Perhaps the only New Yorkers to benefit from the blackout are the scalpers of Seventh Avenue, scanning the area for targets before each Knicks home game at the Garden.

“It’s a strong market,” one of them said, smiling beneath his wool hat before Saturday night’s game. “People who want to see the game have to come outside.”

Scalpers say that only one force could derail their momentum: the disastrous start to the Knicks’ season. With the double-overtime defeat Saturday, in which Carmelo Anthony, the former Nuggets star, took to the court against his former teammates, the Knicks had lost six straight games, falling to 6-10.
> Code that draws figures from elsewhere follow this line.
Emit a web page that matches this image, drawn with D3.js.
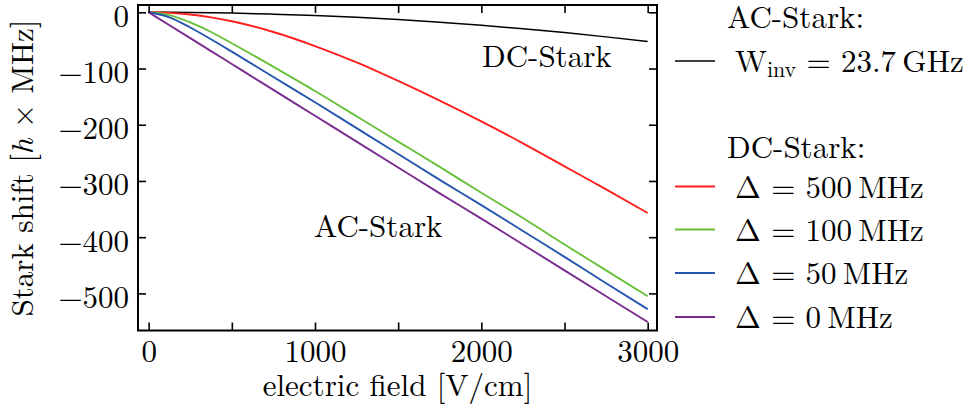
<!DOCTYPE html>
<html>
<head>
<meta charset="utf-8">
<script src="https://cdn.jsdelivr.net/npm/d3@7"></script>
<style>
  body { margin: 0; background: #fff; }
</style>
</head>
<body>
<div id="chart"></div>
<script>
// data
var fieldValues = [0, 125, 250, 375, 500, 750, 1000, 1250, 1500, 1750, 2000, 2250, 2500, 2750, 3000];
var acShift = [0, -0.1, -0.4, -0.8, -1.4, -3.3, -5.8, -9, -13, -17.7, -23.1, -29.3, -36.1, -43.7, -52];
var dc500 = [0, -1, -4, -9, -16, -35, -60, -89, -122, -157, -194, -233, -274, -315, -357];
var dc100 = [0, -5, -18, -35, -55, -97, -140, -185, -230, -275, -321, -366, -413, -459, -505];
var dc50 = [0, -9, -27, -48, -70, -115, -160, -206, -252, -298, -343, -389, -435, -482, -528];
var dc0 = [0, -23, -46, -69, -92, -138, -184, -230, -276, -322, -367, -413, -459, -505, -551];

var seriesNames = ["W_inv = 23.7\u2009GHz", "Δ = 500\u2009MHz", "Δ = 100\u2009MHz", "Δ = 50\u2009MHz", "Δ = 0\u2009MHz"];
var seriesColors = ["#000000", "#ff1f1f", "#66c03a", "#2356ad", "#7a2a8e"];
var xTicks = [0, 500, 1000, 1500, 2000, 2500, 3000];
var xTickLabels = [0, 1000, 2000, 3000];
var yTicks = [0, -100, -200, -300, -400, -500];

var svgWidth = 973;
var svgHeight = 412;
var plot = { left: 138, right: 657, top: 5, bottom: 330.5 };
var serif = "'Latin Modern Roman', 'Liberation Serif', serif";
var fontSize = "31px";

var svg = d3.select("#chart")
  .append("svg")
  .attr("width", svgWidth)
  .attr("height", svgHeight)
  .style("font-family", serif);

var x = d3.scaleLinear().domain([-64, 3056]).range([plot.left, plot.right]);
var y = d3.scaleLinear().domain([-566, 13]).range([plot.bottom, plot.top]);

//clip so curves stay in frame
svg.append("clipPath").attr("id", "clip")
  .append("rect")
  .attr("x", plot.left).attr("y", plot.top)
  .attr("width", plot.right - plot.left).attr("height", plot.bottom - plot.top);

var allSeries = [acShift, dc500, dc100, dc50, dc0];
var line = d3.line()
  .x(function (d, i) { return x(fieldValues[i]); })
  .y(function (d) { return y(d); })
  .curve(d3.curveMonotoneX);

svg.append("g").attr("clip-path", "url(#clip)")
  .selectAll("path")
  .data(allSeries)
  .enter()
  .append("path")
  .attr("d", line)
  .attr("fill", "none")
  .attr("stroke", function (d, i) { return seriesColors[i]; })
  .attr("stroke-width", function (d, i) { return i === 0 ? 1.5 : 1.9; });

//axes, ticks pointing inward
var tickFmtX = function (d) { return xTickLabels.indexOf(d) >= 0 ? d : ""; };
var bottomAxis = d3.axisBottom(x).tickValues(xTicks).tickSize(-8).tickFormat(tickFmtX);
var topAxis = d3.axisTop(x).tickValues(xTicks).tickSize(-8).tickFormat("");
var leftAxis = d3.axisLeft(y).tickValues(yTicks).tickSize(-8).tickPadding(9)
  .tickFormat(function (d) { return d < 0 ? "\u2212" + Math.abs(d) : d; });
var rightAxis = d3.axisRight(y).tickValues(yTicks).tickSize(-8).tickFormat("");

function styleAxis(g) {
  g.attr("font-family", null).attr("font-size", null);
  g.select(".domain").remove();
  g.selectAll(".tick line").attr("stroke", "#000").attr("stroke-width", 1.6);
  g.selectAll(".tick text")
    .style("font-family", serif)
    .style("font-size", fontSize).attr("fill", "#000");
}

svg.append("g").attr("transform", "translate(0," + plot.bottom + ")").call(bottomAxis).call(styleAxis)
  .selectAll(".tick text").attr("dy", 0).attr("y", 31);
svg.append("g").attr("transform", "translate(0," + plot.top + ")").call(topAxis).call(styleAxis);
svg.append("g").attr("transform", "translate(" + plot.left + ",0)").call(leftAxis).call(styleAxis)
  .selectAll(".tick text").attr("dy", 0).attr("y", 14);
svg.append("g").attr("transform", "translate(" + plot.right + ",0)").call(rightAxis).call(styleAxis);

svg.append("rect")
  .attr("x", plot.left).attr("y", plot.top)
  .attr("width", plot.right - plot.left).attr("height", plot.bottom - plot.top)
  .attr("fill", "none").attr("stroke", "#000").attr("stroke-width", 2);

function addText(xPos, yPos, str) {
  return svg.append("text")
    .attr("x", xPos).attr("y", yPos)
    .style("font-family", serif)
    .style("font-size", fontSize)
    .attr("fill", "#000")
    .text(str);
}

//axis titles
addText((plot.left + plot.right) / 2, 396, "electric field [V/cm]")
  .attr("text-anchor", "middle");

var yTitle = svg.append("text")
  .attr("transform", "translate(33,168) rotate(-90)")
  .attr("text-anchor", "middle")
  .style("font-family", serif)
  .style("font-size", fontSize);
yTitle.append("tspan").text("Stark shift [");
yTitle.append("tspan").style("font-style", "italic").text("h");
yTitle.append("tspan").text(" \u00d7 MHz]");

//labels inside the plot
addText(482, 67, "DC-Stark");
addText(314, 237, "AC-Stark");

//legend
addText(727, 28, "AC-Stark:");
addText(727, 158, "DC-Stark:");

var legendY = [61, 186.5, 229.5, 273, 317];

var legend = svg.selectAll(".lineLegend").data(seriesNames)
  .enter().append("g")
  .attr("class", "lineLegend")
  .attr("transform", function (d, i) { return "translate(675," + legendY[i] + ")"; });

legend.append("line")
  .attr("x1", 0).attr("x2", 40)
  .attr("stroke", function (d, i) { return seriesColors[i]; })
  .attr("stroke-width", function (d, i) { return i === 0 ? 1.4 : 1.9; });

legend.append("text")
  .attr("x", 60).attr("y", 11)
  .style("font-family", serif)
  .style("font-size", fontSize)
  .attr("fill", "#000")
  .each(function (d) {
    var t = d3.select(this);
    if (d.indexOf("W_inv") === 0) {
      t.append("tspan").text("W");
      t.append("tspan").attr("dy", 5).style("font-size", "22px").text("inv");
      t.append("tspan").attr("dy", -5).text(" = 23.7\u2009GHz");
    } else {
      t.text(d);
    }
  });
</script>
</body>
</html>
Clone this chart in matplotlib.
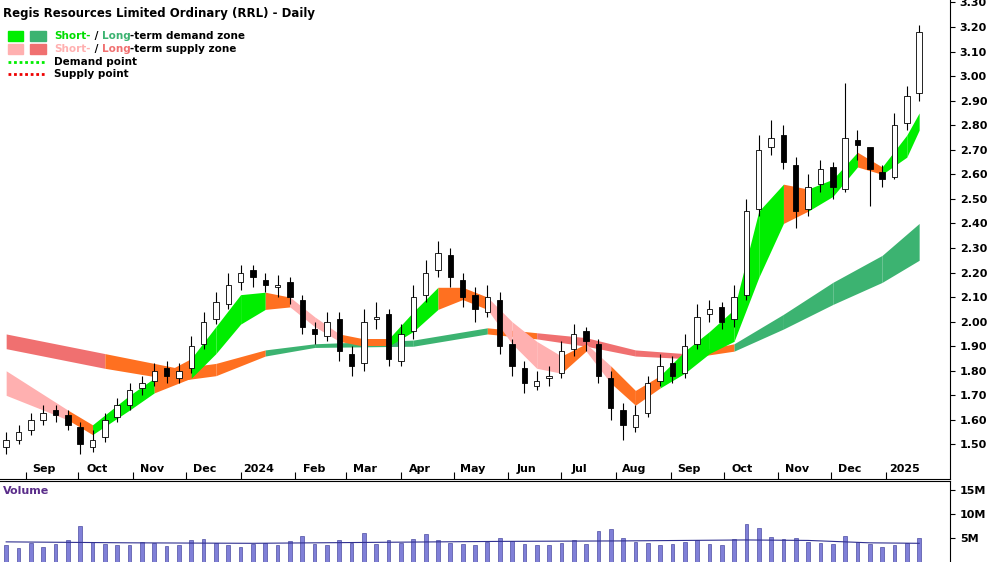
import numpy as np
import pandas as pd
import matplotlib.pyplot as plt
from matplotlib.patches import Rectangle

# weekly bars from 2023-08-21
start = pd.Timestamp('2023-08-21')
opens = [1.49,1.52,1.56,1.60,1.64,1.62,1.57,1.49,1.53,1.61,1.66,1.73,1.76,1.81,1.77,1.81,1.91,2.01,2.07,2.16,
         2.21,2.17,2.14,2.16,2.09,1.97,1.94,2.01,1.87,1.83,2.01,2.03,1.84,1.96,2.11,2.21,2.27,2.17,2.11,2.04,
         2.09,1.91,1.81,1.74,1.77,1.79,1.89,1.96,1.91,1.77,1.64,1.57,1.63,1.76,1.83,1.79,1.91,2.03,2.06,2.01,
         2.11,2.46,2.71,2.76,2.64,2.46,2.56,2.63,2.54,2.74,2.71,2.61,2.59,2.81,2.93]
closes = [1.52,1.55,1.60,1.63,1.62,1.58,1.50,1.52,1.60,1.66,1.72,1.75,1.80,1.78,1.80,1.90,2.00,2.08,2.15,2.20,
          2.18,2.15,2.15,2.10,1.98,1.95,2.00,1.88,1.82,2.00,2.02,1.85,1.95,2.10,2.20,2.28,2.18,2.10,2.05,2.10,
          1.90,1.82,1.75,1.76,1.78,1.88,1.95,1.92,1.78,1.65,1.58,1.62,1.75,1.82,1.78,1.90,2.02,2.05,2.00,2.10,
          2.45,2.70,2.75,2.65,2.45,2.55,2.62,2.55,2.75,2.72,2.62,2.58,2.80,2.92,3.18]
highs = [1.55,1.58,1.63,1.66,1.66,1.64,1.59,1.56,1.63,1.69,1.75,1.78,1.83,1.84,1.83,1.94,2.04,2.12,2.20,2.23,
         2.23,2.20,2.19,2.18,2.11,2.00,2.04,2.04,1.90,2.05,2.08,2.05,1.99,2.15,2.25,2.33,2.30,2.20,2.14,2.15,
         2.12,1.93,1.84,1.80,1.82,1.92,1.99,1.98,1.93,1.80,1.67,1.66,1.78,1.87,1.86,1.95,2.07,2.09,2.08,2.15,
         2.50,2.76,2.82,2.80,2.67,2.60,2.66,2.65,2.97,2.78,2.70,2.64,2.85,2.96,3.21]
lows = [1.46,1.50,1.54,1.58,1.59,1.56,1.46,1.47,1.51,1.59,1.64,1.70,1.74,1.75,1.75,1.79,1.89,1.99,2.05,2.13,
        2.14,2.12,2.10,2.07,1.95,1.91,1.92,1.84,1.78,1.80,1.97,1.82,1.82,1.93,2.08,2.18,2.14,2.06,2.00,2.02,
        1.87,1.78,1.71,1.72,1.74,1.77,1.86,1.88,1.75,1.60,1.52,1.55,1.61,1.74,1.75,1.77,1.89,2.00,1.97,1.98,
        2.09,2.43,2.68,2.62,2.38,2.43,2.53,2.50,2.53,2.66,2.47,2.55,2.58,2.78,2.90]
volume = [3.5,3.0,4.0,3.2,3.8,4.5,7.5,4.2,3.8,3.5,3.6,4.2,3.9,3.4,3.6,4.5,4.8,4.0,3.5,3.2,
          3.8,4.0,3.6,4.4,5.5,3.8,3.5,4.6,3.9,6.0,3.7,4.5,3.9,4.8,5.8,4.5,4.0,3.8,3.6,4.2,
          5.0,4.4,3.8,3.6,3.5,4.0,4.6,3.8,6.5,6.8,5.0,4.2,4.0,3.6,3.8,4.2,4.5,3.8,3.5,4.8,
          8.0,7.0,5.2,4.8,5.0,4.2,4.0,3.8,5.5,4.2,3.8,3.2,3.6,4.0,5.0]
vol_ma_x = [0, 10, 20, 30, 40, 50, 60, 65, 70, 74]
vol_ma = [4.2, 4.0, 3.9, 4.1, 4.3, 4.4, 4.6, 4.5, 4.0, 3.9]

# short-term zone
st_x = [0,5,7,10,12,15,17,19,21,23,25,27,29,31,33,35,37,39,41,43,45,47,49,51,53,55,57,59,61,63,65,67,69,71,73,74]
st_hi = [1.80,1.64,1.58,1.70,1.77,1.85,1.98,2.11,2.12,2.10,2.02,1.95,1.93,1.93,2.04,2.14,2.14,2.10,2.00,1.92,
         1.86,1.91,1.82,1.72,1.78,1.88,1.96,2.05,2.45,2.56,2.54,2.58,2.69,2.63,2.76,2.85]
st_lo = [1.70,1.60,1.54,1.64,1.71,1.77,1.87,1.99,2.05,2.06,1.98,1.92,1.90,1.90,1.96,2.05,2.09,2.05,1.91,1.81,
         1.79,1.88,1.75,1.66,1.73,1.79,1.87,1.92,2.18,2.40,2.45,2.51,2.63,2.60,2.67,2.78]
st_state = ['s','o','d','d','o','d','d','d','o','s','s','o','o','d','d','o','o','s','s','s',
            'o','s','o','o','d','d','d','d','d','o','d','d','o','d','d']
# long-term zone
lt_x = [0,8,14,17,21,25,33,39,43,47,51,55,59,63,67,71,74]
lt_hi = [1.95,1.87,1.81,1.83,1.885,1.91,1.925,1.975,1.955,1.935,1.885,1.87,1.91,2.03,2.16,2.27,2.40]
lt_lo = [1.89,1.81,1.76,1.78,1.86,1.895,1.90,1.95,1.93,1.90,1.86,1.85,1.88,1.97,2.07,2.16,2.25]
lt_state = ['s','o','o','o','d','d','d','o','s','s','s','o','d','d','d','d']

ST_COL = {'d': '#00ee00', 's': '#ffb0b0', 'o': '#ff7020'}
LT_COL = {'d': '#3cb371', 's': '#f07070', 'o': '#ff7020'}

fig = plt.figure(figsize=(10, 5.62), dpi=100)
ax = fig.add_axes([0, 0.148, 0.95, 0.852])
axv = fig.add_axes([0, 0.0, 0.95, 0.145])

def draw_zone(xs, hi, lo, state, cols):
    for i, s in enumerate(state):
        ax.fill_between(xs[i:i + 2], lo[i:i + 2], hi[i:i + 2], color=cols[s], lw=0, zorder=1)

draw_zone(lt_x, lt_hi, lt_lo, lt_state, LT_COL)
draw_zone(st_x, st_hi, st_lo, st_state, ST_COL)

for i in range(len(closes)):
    o, c = opens[i], closes[i]
    ax.vlines(i, lows[i], highs[i], color='black', lw=0.8, zorder=2)
    face = 'white' if c >= o else 'black'
    ax.add_patch(Rectangle((i - 0.22, min(o, c)), 0.44, max(abs(c - o), 0.004),
                           facecolor=face, edgecolor='black', lw=0.6, zorder=3))

ax.set_xlim(-0.5, 76.5)
ax.set_ylim(1.36, 3.31)
ax.yaxis.tick_right()
ax.set_yticks(np.arange(1.5, 3.31, 0.1))
ax.set_yticklabels([f'{v:.2f}' for v in np.arange(1.5, 3.31, 0.1)], fontsize=8, fontweight='bold')

months = pd.date_range('2023-09-01', '2025-01-01', freq='MS')
mpos = [(m - start).days / 7 for m in months]
mlab = [str(m.year) if m.month == 1 else m.strftime('%b') for m in months]
ax.set_xticks(mpos)
ax.set_xticklabels([])
ax.tick_params(axis='x', which='major', length=5, direction='in')
for p, lab in zip(mpos, mlab):
    ax.text(p + 1.5, 1.38, lab, fontsize=8, fontweight='bold', ha='center', va='bottom')
for s in ['top', 'left']:
    ax.spines[s].set_visible(False)

ax.text(0.003, 0.985, 'Regis Resources Limited Ordinary (RRL) - Daily', transform=ax.transAxes,
        fontsize=8.5, fontweight='bold', va='top')
leg_y = [0.925, 0.898, 0.871, 0.845]
ax.add_patch(Rectangle((0.008, leg_y[0] - 0.01), 0.016, 0.02, transform=ax.transAxes, color='#00ee00'))
ax.add_patch(Rectangle((0.032, leg_y[0] - 0.01), 0.016, 0.02, transform=ax.transAxes, color='#3cb371'))
ax.add_patch(Rectangle((0.008, leg_y[1] - 0.01), 0.016, 0.02, transform=ax.transAxes, color='#ffb0b0'))
ax.add_patch(Rectangle((0.032, leg_y[1] - 0.01), 0.016, 0.02, transform=ax.transAxes, color='#f07070'))
ax.plot([0.008, 0.048], [leg_y[2]] * 2, transform=ax.transAxes, color='#00ee00', ls=(0, (1, 1)), lw=2)
ax.plot([0.008, 0.048], [leg_y[3]] * 2, transform=ax.transAxes, color='#ee0000', ls=(0, (1, 1)), lw=2)

def legend_row(y, parts):
    x = 0.057
    r = fig.canvas.get_renderer()
    for txt, col in parts:
        t = ax.text(x, y, txt, transform=ax.transAxes, fontsize=7.5, fontweight='bold', color=col, va='center')
        bb = t.get_window_extent(renderer=r)
        x += bb.width / (ax.get_window_extent(renderer=r).width)

legend_row(leg_y[0], [('Short-', '#00dd00'), (' / ', 'black'), ('Long', '#3cb371'), ('-term demand zone', 'black')])
legend_row(leg_y[1], [('Short-', '#ffb0b0'), (' / ', 'black'), ('Long', '#f07070'), ('-term supply zone', 'black')])
legend_row(leg_y[2], [('Demand point', 'black')])
legend_row(leg_y[3], [('Supply point', 'black')])

axv.bar(range(len(volume)), volume, width=0.3, color='#8080d8', edgecolor='#303090', lw=0.4)
axv.plot(vol_ma_x, vol_ma, color='#303090', lw=0.8)
axv.set_xlim(-0.5, 76.5)
axv.set_ylim(0, 17)
axv.yaxis.tick_right()
axv.set_yticks([5, 10, 15])
axv.set_yticklabels(['5M', '10M', '15M'], fontsize=8, fontweight='bold')
axv.set_xticks(mpos)
axv.set_xticklabels([])
axv.tick_params(axis='x', length=3)
for s in ['left', 'bottom']:
    axv.spines[s].set_visible(False)
axv.text(0.003, 0.93, 'Volume', transform=axv.transAxes, fontsize=8, fontweight='bold',
         color='#5a2d8a', va='top')

fig.savefig('out.png', dpi=100)
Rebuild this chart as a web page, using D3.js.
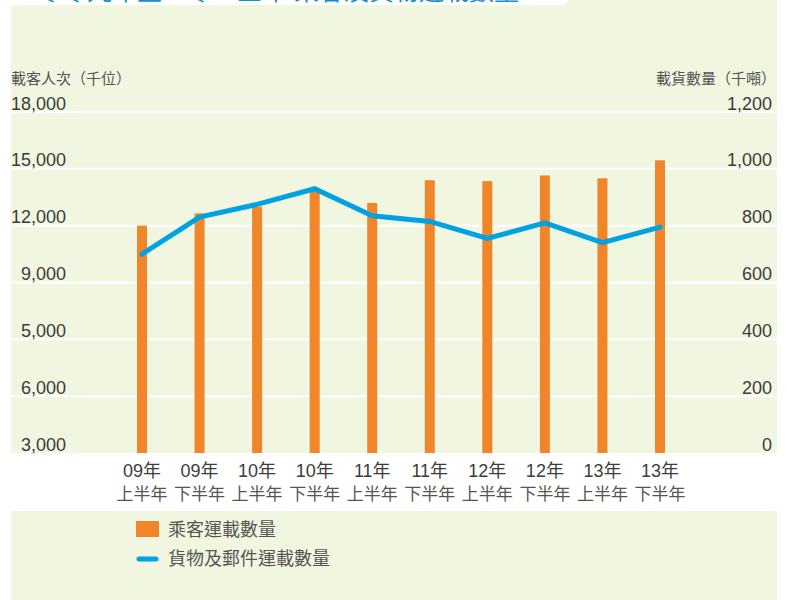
<!DOCTYPE html>
<html>
<head>
<meta charset="utf-8">
<script src="https://cdn.jsdelivr.net/npm/d3@7"></script>
<style>
  body { margin: 0; background: #fff; }
  svg { display: block; font-family: "Liberation Sans", "Noto Sans CJK TC", sans-serif; }
</style>
</head>
<body>
<svg id="chart" width="787" height="600"></svg>
<script>
var periods = ['09年上', '09年下', '10年上', '10年下', '11年上', '11年下', '12年上', '12年下', '13年上', '13年下']
var yearLabels = ['09年', '09年', '10年', '10年', '11年', '11年', '12年', '12年', '13年', '13年']
var halfLabels = ['上半年', '下半年', '上半年', '下半年', '上半年', '下半年', '上半年', '下半年', '上半年', '下半年']

// 乘客運載數量 (千位)
var passengers = [12000, 12650, 13000, 13950, 13200, 14400, 14350, 14650, 14500, 15450]
// 貨物及郵件運載數量 (千噸)
var cargo = [700, 830, 875, 930, 835, 815, 755, 810, 740, 795]

var leftTickValues = [18000, 15000, 12000, 9000, 6000, 3000, 0]
var leftTickLabels = ['18,000', '15,000', '12,000', '9,000', '5,000', '6,000', '3,000']
var rightTickValues = [1200, 1000, 800, 600, 400, 200, 0]

var BG_COLOR = '#f1f6e0',
	BAR_COLOR = '#f0852a',
	LINE_COLOR = '#00a2e2',
	TEXT_COLOR = '#3c3c3c',
	SOFT_TEXT = '#555'

var svg = d3.select('#chart')

var PLOT_TOP = 112, PLOT_BOTTOM = 453, LEFT = 11, RIGHT = 777

var x = d3.scalePoint().domain(periods).range([142, 660])
var yLeft = d3.scaleLinear().domain([0, 18000]).range([PLOT_BOTTOM, PLOT_TOP])
var yRight = d3.scaleLinear().domain([0, 1200]).range([PLOT_BOTTOM, PLOT_TOP])

// background panels
svg.append('rect')
	.attr('x', LEFT).attr('y', 0)
	.attr('width', RIGHT - LEFT).attr('height', 600)
	.attr('fill', BG_COLOR)

svg.append('rect')
	.attr('x', LEFT).attr('y', PLOT_BOTTOM)
	.attr('width', RIGHT - LEFT).attr('height', 58)
	.attr('fill', '#fff')

// title strip (mostly cut off at the top)
svg.append('path')
	.attr('d', 'M' + LEFT + ',0 L568,0 L565,5 L' + LEFT + ',5 Z')
	.attr('fill', '#fff')

svg.append('text')
	.text('二零零九年至二零一三年 乘客及貨物運載數量')
	.attr('x', 12).attr('y', 0)
	.attr('font-size', 25)
	.attr('fill', '#1a8ccf')

// gridlines
svg.append('g')
	.selectAll('line')
	.data(rightTickValues.filter(function(d){ return d > 0 }))
	.enter().append('line')
		.attr('x1', LEFT).attr('x2', RIGHT)
		.attr('y1', function(d){ return yRight(d) })
		.attr('y2', function(d){ return yRight(d) })
		.attr('stroke', '#fff')
		.attr('stroke-width', 2)

// left axis
var gLeft = svg.append('g')
	.attr('transform', 'translate(66,0)')
	.call(d3.axisLeft(yLeft)
		.tickValues(leftTickValues)
		.tickFormat(function(d, i){ return leftTickLabels[i] })
		.tickSize(0).tickPadding(0))

// right axis
var gRight = svg.append('g')
	.attr('transform', 'translate(772,0)')
	.call(d3.axisRight(yRight)
		.tickValues(rightTickValues)
		.tickFormat(d3.format(','))
		.tickSize(0).tickPadding(0))

gRight.selectAll('text').attr('text-anchor', 'end')

svg.selectAll('.domain').remove()
;[gLeft, gRight].forEach(function(g){
	g.attr('font-family', null).attr('font-size', null)
	g.selectAll('text')
		.attr('x', 0)
		.attr('dy', -3)
		.attr('font-size', 18)
		.attr('fill', TEXT_COLOR)
})

// axis titles
svg.append('text')
	.text('載客人次（千位）')
	.attr('x', LEFT).attr('y', 84)
	.attr('font-size', 15)
	.attr('fill', SOFT_TEXT)

svg.append('text')
	.text('載貨數量（千噸）')
	.attr('x', 776).attr('y', 84)
	.attr('text-anchor', 'end')
	.attr('font-size', 15)
	.attr('fill', SOFT_TEXT)

// bars
svg.append('g')
	.selectAll('rect')
	.data(passengers)
	.enter().append('rect')
		.attr('x', function(d, i){ return x(periods[i]) - 5 })
		.attr('width', 10)
		.attr('y', function(d){ return yLeft(d) })
		.attr('height', function(d){ return PLOT_BOTTOM - yLeft(d) })
		.attr('fill', BAR_COLOR)

// cargo line
var line = d3.line()
	.x(function(d, i){ return x(periods[i]) })
	.y(function(d){ return yRight(d) })

svg.append('path')
	.datum(cargo)
	.attr('d', line)
	.attr('fill', 'none')
	.attr('stroke', LINE_COLOR)
	.attr('stroke-width', 5)
	.attr('stroke-linecap', 'round')

// x labels
var xl = svg.append('g')
	.selectAll('g')
	.data(periods)
	.enter().append('g')
		.attr('transform', function(d){ return 'translate(' + x(d) + ',0)' })

xl.append('text')
	.text(function(d, i){ return yearLabels[i] })
	.attr('y', 477)
	.attr('text-anchor', 'middle')
	.attr('font-size', 18)
	.attr('fill', TEXT_COLOR)

xl.append('text')
	.text(function(d, i){ return halfLabels[i] })
	.attr('y', 500)
	.attr('text-anchor', 'middle')
	.attr('font-size', 17)
	.attr('fill', SOFT_TEXT)

// legend
var legend = svg.append('g')

legend.append('rect')
	.attr('x', 136).attr('y', 521)
	.attr('width', 23).attr('height', 16)
	.attr('fill', BAR_COLOR)

legend.append('line')
	.attr('x1', 139).attr('x2', 156)
	.attr('y1', 559).attr('y2', 559)
	.attr('stroke', LINE_COLOR)
	.attr('stroke-width', 5)
	.attr('stroke-linecap', 'round')

legend.append('text')
	.text('乘客運載數量')
	.attr('x', 168).attr('y', 536)
	.attr('font-size', 18)
	.attr('fill', SOFT_TEXT)

legend.append('text')
	.text('貨物及郵件運載數量')
	.attr('x', 168).attr('y', 565)
	.attr('font-size', 18)
	.attr('fill', SOFT_TEXT)
</script>
</body>
</html>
Shawn DeGrechie, 40, from Rockaway Park in Queens, who attended the game with Mr. Thomas, said the blackout of the Rangers, who hold first place in their division, was particularly painful. “People have very few things to look forward to in life,” he said.

He paused at the Garden entryway, staring at the ground. “There’s family,” he said, shrugging.

The dispute has focused on what Time Warner Cable will pay MSG to carry its regional sports channels in a new contract. While some higher-profile games are available to Time Warner Cable customers if they are broadcast on national television, the feuding parties have accelerated their public relations efforts in recent weeks.

The cable company’s employees have worn Knicks jerseys at Time Warner Cable retail centers in the city. The company has also organized a sweepstakes to send 10 fans, and one guest each, to the Knicks’ road game on Tuesday at the Time Warner Cable Arena in Charlotte, N.C.

MSG has hosted a series of viewing parties at bars across the city — most of which have DirecTV — offering free soda and appetizers, raffles for signed memorabilia, and appearances from former Knicks and Rangers players and team dancers.

But for many fans, driven from their couches, paying for a ticket has proved more palatable.

Jared Kleinstein, 24, a Denver native who now lives in New York, said he attended the game on Saturday in part because the blackout had interfered with his schadenfreude. “We don’t have the opportunity to say ‘I told you so’ to the TV every time Carmelo throws up a brick,” he said.

For his sister, Shane, the blackout has created romantic complications. Her boyfriend recently suggested that they exchange apartment keys. She asked him why. So he could watch the Knicks play, he told her.

“It was only for the cable,” she said, sighing. “But sports brings people together.”